[Directive]
Reproduce the full listing below unchanged, apart from the pictures.

[Information provided]

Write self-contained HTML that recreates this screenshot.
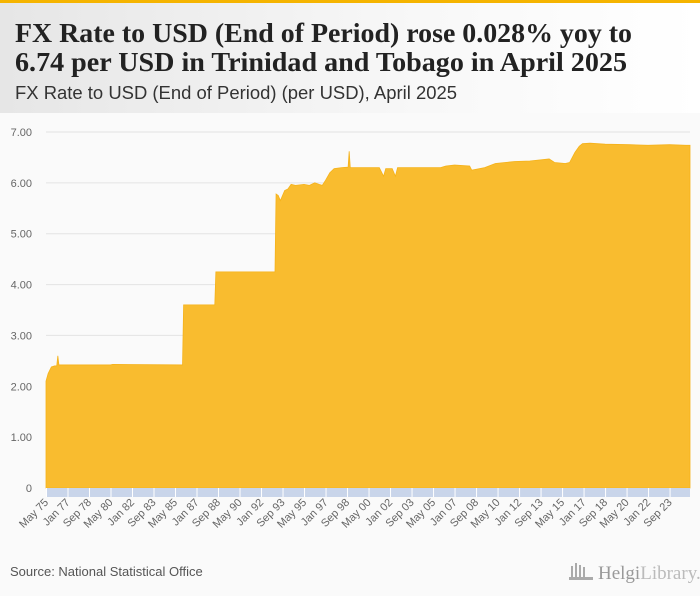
<!DOCTYPE html>
<html><head><meta charset="utf-8"><style>
html,body{margin:0;padding:0;background:#fafafa}
svg{display:block}
</style></head><body>
<svg id="chart" width="700" height="596" viewBox="0 0 700 596" xmlns="http://www.w3.org/2000/svg" font-family="Liberation Sans, sans-serif">
<defs><linearGradient id="hg" x1="0" x2="1"><stop offset="0" stop-color="#e6e6e6"/><stop offset="0.6" stop-color="#f8f8f8"/><stop offset="1" stop-color="#ffffff"/></linearGradient></defs>
<rect x="0" y="0" width="700" height="596" fill="#fafafa"/>
<rect x="0" y="3" width="700" height="110" fill="url(#hg)"/>
<rect x="0" y="0" width="700" height="3" fill="#f5b400"/>
<text x="15" y="42" font-family="Liberation Serif, serif" font-weight="bold" font-size="27" fill="#222" textLength="617" lengthAdjust="spacingAndGlyphs">FX Rate to USD (End of Period) rose 0.028% yoy to</text>
<text x="15" y="71" font-family="Liberation Serif, serif" font-weight="bold" font-size="27" fill="#222" textLength="612" lengthAdjust="spacingAndGlyphs">6.74 per USD in Trinidad and Tobago in April 2025</text>
<text x="15" y="99" font-size="18" fill="#333" textLength="442" lengthAdjust="spacingAndGlyphs">FX Rate to USD (End of Period) (per USD), April 2025</text>
<g id="grid"></g>
<g id="area"></g>
<g id="xaxis"></g>
<text x="10" y="576" font-size="13" fill="#555">Source: National Statistical Office</text>
<g>
<text x="598" y="579" font-family="Liberation Serif, serif" font-size="19" fill="#999">Helgi<tspan fill="#bbb">Library.</tspan></text>
<rect x="571" y="566" width="2" height="12" fill="#aaa"/><rect x="575" y="563" width="2" height="15" fill="#aaa"/><rect x="579" y="565" width="2" height="13" fill="#aaa"/><rect x="583" y="567" width="2" height="11" fill="#aaa"/><rect x="569" y="577" width="24" height="3" fill="#aaa"/>
</g>
</svg>
<script>
// month index from May 1975, and value (per USD)
const monthIdx = [0,2,5,8,10,11,12,13,60,62,127,128,157,158,213,214,216,218,220,222,225,228,232,240,245,250,254,257,260,264,268,275,281,282,283,310,314,316,319,322,325,327,367,372,380,394,396,408,418,427,436,450,464,468,473,483,487,492,496,499,506,520,543,560,580,595,599];
const values   = [2.10,2.25,2.38,2.40,2.40,2.60,2.42,2.42,2.42,2.43,2.42,3.60,3.60,4.25,4.25,5.78,5.75,5.65,5.75,5.85,5.88,5.97,5.95,5.97,5.95,6.00,5.97,5.95,6.05,6.20,6.28,6.30,6.31,6.62,6.30,6.30,6.13,6.28,6.28,6.28,6.13,6.30,6.30,6.33,6.35,6.33,6.25,6.30,6.38,6.40,6.42,6.43,6.46,6.47,6.40,6.38,6.40,6.60,6.72,6.77,6.78,6.76,6.75,6.74,6.75,6.74,6.74];
const yTicks = [0,1,2,3,4,5,6,7];
const yTickLabels = ["0","1.00","2.00","3.00","4.00","5.00","6.00","7.00"];
const xTickLabels = ["May 75","Jan 77","Sep 78","May 80","Jan 82","Sep 83","May 85","Jan 87","Sep 88","May 90","Jan 92","Sep 93","May 95","Jan 97","Sep 98","May 00","Jan 02","Sep 03","May 05","Jan 07","Sep 08","May 10","Jan 12","Sep 13","May 15","Jan 17","Sep 18","May 20","Jan 22","Sep 23"];
const nMonths = 600;

const NS="http://www.w3.org/2000/svg";
const x0=46,x1=690,yBase=488,yTop=132;
const xs=i=>x0+i*(x1-x0)/(nMonths-1);
const ys=v=>yBase-v*(yBase-yTop)/7;
function mk(tag,attrs,parent){const e=document.createElementNS(NS,tag);for(const k in attrs)e.setAttribute(k,attrs[k]);parent.appendChild(e);return e;}

const grid=document.getElementById('grid');
yTicks.forEach((t,k)=>{
  if(t>0){const l=mk('line',{x1:x0,x2:x1,y1:ys(t),y2:ys(t),stroke:'#e3e3e3','stroke-width':1},grid);
  
  }
  const tx=mk('text',{x:32,y:ys(t)+4,'text-anchor':'end','font-size':11,fill:'#666'},grid);
  tx.textContent=yTickLabels[k];
  
  
});

const area=document.getElementById('area');
let d='M'+xs(monthIdx[0])+','+yBase;
monthIdx.forEach((m,k)=>{d+=' L'+xs(m).toFixed(2)+','+ys(values[k]).toFixed(2);});
d+=' L'+xs(monthIdx[monthIdx.length-1])+','+yBase+' Z';
const p=mk('path',{d:d,fill:'#f9bc2f',stroke:'#f5b21a','stroke-width':0.8},area);



const xa=document.getElementById('xaxis');
const band=mk('rect',{x:x0,y:yBase,width:x1-x0,height:9,fill:'#c9d5ea'},xa);


xTickLabels.forEach((lab,k)=>{
  const xx=xs(k*20);
  const tl=mk('line',{x1:xx+0.5,x2:xx+0.5,y1:yBase,y2:yBase+9,stroke:'#fff','stroke-width':1},xa);
  
  
  const t=mk('text',{x:xx+3,y:yBase+15,'text-anchor':'end','font-size':11,fill:'#666',transform:'rotate(-45 '+(xx+3)+' '+(yBase+15)+')'},xa);
  t.textContent=lab;
  
  
});
</script>
</body></html>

[Solution]
Write self-contained HTML that recreates this screenshot.
<!DOCTYPE html>
<html><head><meta charset="utf-8"><style>
html,body{margin:0;padding:0;background:#fafafa}
svg{display:block}
</style></head><body>
<svg id="chart" width="700" height="596" viewBox="0 0 700 596" xmlns="http://www.w3.org/2000/svg" font-family="Liberation Sans, sans-serif">
<defs><linearGradient id="hg" x1="0" x2="1"><stop offset="0" stop-color="#e6e6e6"/><stop offset="0.6" stop-color="#f8f8f8"/><stop offset="1" stop-color="#ffffff"/></linearGradient></defs>
<rect x="0" y="0" width="700" height="596" fill="#fafafa"/>
<rect x="0" y="3" width="700" height="110" fill="url(#hg)"/>
<rect x="0" y="0" width="700" height="3" fill="#f5b400"/>
<text x="15" y="42" font-family="Liberation Serif, serif" font-weight="bold" font-size="27" fill="#222" textLength="617" lengthAdjust="spacingAndGlyphs">FX Rate to USD (End of Period) rose 0.028% yoy to</text>
<text x="15" y="71" font-family="Liberation Serif, serif" font-weight="bold" font-size="27" fill="#222" textLength="612" lengthAdjust="spacingAndGlyphs">6.74 per USD in Trinidad and Tobago in April 2025</text>
<text x="15" y="99" font-size="18" fill="#333" textLength="442" lengthAdjust="spacingAndGlyphs">FX Rate to USD (End of Period) (per USD), April 2025</text>
<g id="grid"></g>
<g id="area"></g>
<g id="xaxis"></g>
<text x="10" y="576" font-size="13" fill="#555">Source: National Statistical Office</text>
<g>
<text x="598" y="579" font-family="Liberation Serif, serif" font-size="19" fill="#999">Helgi<tspan fill="#bbb">Library.</tspan></text>
<rect x="571" y="566" width="2" height="12" fill="#aaa"/><rect x="575" y="563" width="2" height="15" fill="#aaa"/><rect x="579" y="565" width="2" height="13" fill="#aaa"/><rect x="583" y="567" width="2" height="11" fill="#aaa"/><rect x="569" y="577" width="24" height="3" fill="#aaa"/>
</g>
</svg>
<script>
// month index from May 1975, and value (per USD)
const monthIdx = [0,2,5,8,10,11,12,13,60,62,127,128,157,158,213,214,216,218,220,222,225,228,232,240,245,250,254,257,260,264,268,275,281,282,283,310,314,316,319,322,325,327,367,372,380,394,396,408,418,427,436,450,464,468,473,483,487,492,496,499,506,520,543,560,580,595,599];
const values   = [2.10,2.25,2.38,2.40,2.40,2.60,2.42,2.42,2.42,2.43,2.42,3.60,3.60,4.25,4.25,5.78,5.75,5.65,5.75,5.85,5.88,5.97,5.95,5.97,5.95,6.00,5.97,5.95,6.05,6.20,6.28,6.30,6.31,6.62,6.30,6.30,6.13,6.28,6.28,6.28,6.13,6.30,6.30,6.33,6.35,6.33,6.25,6.30,6.38,6.40,6.42,6.43,6.46,6.47,6.40,6.38,6.40,6.60,6.72,6.77,6.78,6.76,6.75,6.74,6.75,6.74,6.74];
const yTicks = [0,1,2,3,4,5,6,7];
const yTickLabels = ["0","1.00","2.00","3.00","4.00","5.00","6.00","7.00"];
const xTickLabels = ["May 75","Jan 77","Sep 78","May 80","Jan 82","Sep 83","May 85","Jan 87","Sep 88","May 90","Jan 92","Sep 93","May 95","Jan 97","Sep 98","May 00","Jan 02","Sep 03","May 05","Jan 07","Sep 08","May 10","Jan 12","Sep 13","May 15","Jan 17","Sep 18","May 20","Jan 22","Sep 23"];
const nMonths = 600;

const NS="http://www.w3.org/2000/svg";
const x0=46,x1=690,yBase=488,yTop=132;
const xs=i=>x0+i*(x1-x0)/(nMonths-1);
const ys=v=>yBase-v*(yBase-yTop)/7;
function mk(tag,attrs,parent){const e=document.createElementNS(NS,tag);for(const k in attrs)e.setAttribute(k,attrs[k]);parent.appendChild(e);return e;}

const grid=document.getElementById('grid');
yTicks.forEach((t,k)=>{
  if(t>0){const l=mk('line',{x1:x0,x2:x1,y1:ys(t),y2:ys(t),stroke:'#e3e3e3','stroke-width':1},grid);
  
  }
  const tx=mk('text',{x:32,y:ys(t)+4,'text-anchor':'end','font-size':11,fill:'#666'},grid);
  tx.textContent=yTickLabels[k];
  
  
});

const area=document.getElementById('area');
let d='M'+xs(monthIdx[0])+','+yBase;
monthIdx.forEach((m,k)=>{d+=' L'+xs(m).toFixed(2)+','+ys(values[k]).toFixed(2);});
d+=' L'+xs(monthIdx[monthIdx.length-1])+','+yBase+' Z';
const p=mk('path',{d:d,fill:'#f9bc2f',stroke:'#f5b21a','stroke-width':0.8},area);



const xa=document.getElementById('xaxis');
const band=mk('rect',{x:x0,y:yBase,width:x1-x0,height:9,fill:'#c9d5ea'},xa);


xTickLabels.forEach((lab,k)=>{
  const xx=xs(k*20);
  const tl=mk('line',{x1:xx+0.5,x2:xx+0.5,y1:yBase,y2:yBase+9,stroke:'#fff','stroke-width':1},xa);
  
  
  const t=mk('text',{x:xx+3,y:yBase+15,'text-anchor':'end','font-size':11,fill:'#666',transform:'rotate(-45 '+(xx+3)+' '+(yBase+15)+')'},xa);
  t.textContent=lab;
  
  
});
</script>
</body></html>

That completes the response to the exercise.